Still, this disc does fit into what is something of a slow-burning renaissance for experimental filmmaking on home video. Criterion has released sets dedicated to Stan Brakhage and Hollis Frampton (neither included in The Velvet Underground, somehow), as well as Eclipse packages of Norman Mailer and Robert Downey films, while Kino Lorber has released Deren and Jacobs collections, as well as Adolfas Mekas' feature Hallelujah the Hills. (It had released brother Jonas' Walden and Lost Lost Lost, now out of print.) Milestone Films' Project Shirley, dedicated to preserving the work of Shirley Clarke, is a miracle. And then there are the various survey sets released by Kino and others, like Silent Avant Garde and Masterworks of American Avant-Garde Experimental Film 1920 - 1970. Prints are the best way to see these films, but with a limited (and shrinking) number of societies dedicated to showing these works, such discs are essential modes of exhibition (and, frankly, preservation).


Working from a 4K digital master, approved by Haynes and Lachman, the film looks as good as it should - particularly those old experimental film clips, whose source condition is never assured. There is a slight gauzy quality to some of the contemporary interviews, but that's an artistic choice to desaturate and hazify, as if we're all living through the same delirious fantasy.

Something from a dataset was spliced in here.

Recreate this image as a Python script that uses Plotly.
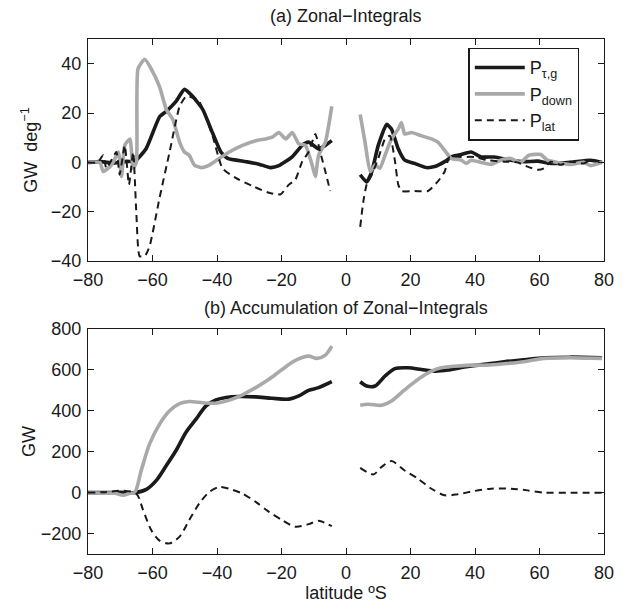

The two audio tracks, lossless Dolby Atmos (Dolby TrueHD 7.1 for older home theater systems) and lossy Dolby Digital 2.0 Stereo for convenience on other players, similarly do right by the film and, especially the Velvet Underground. There's something particularly thrilling about hearing those songs in top-tier quality emanate from your home theater setup (or just your headphones). This is the one area where Criterion had to nail it, and they did.


The Velvet Underground is a must-own for any Velvets fan. But even for just curious listeners (and viewers), the documentary will give you, at least, new insights into this seminal band. And when it's at its best, it's revelatory. It deserves a place on your shelf next to the banana record and Reed's book of musings on Tai chi.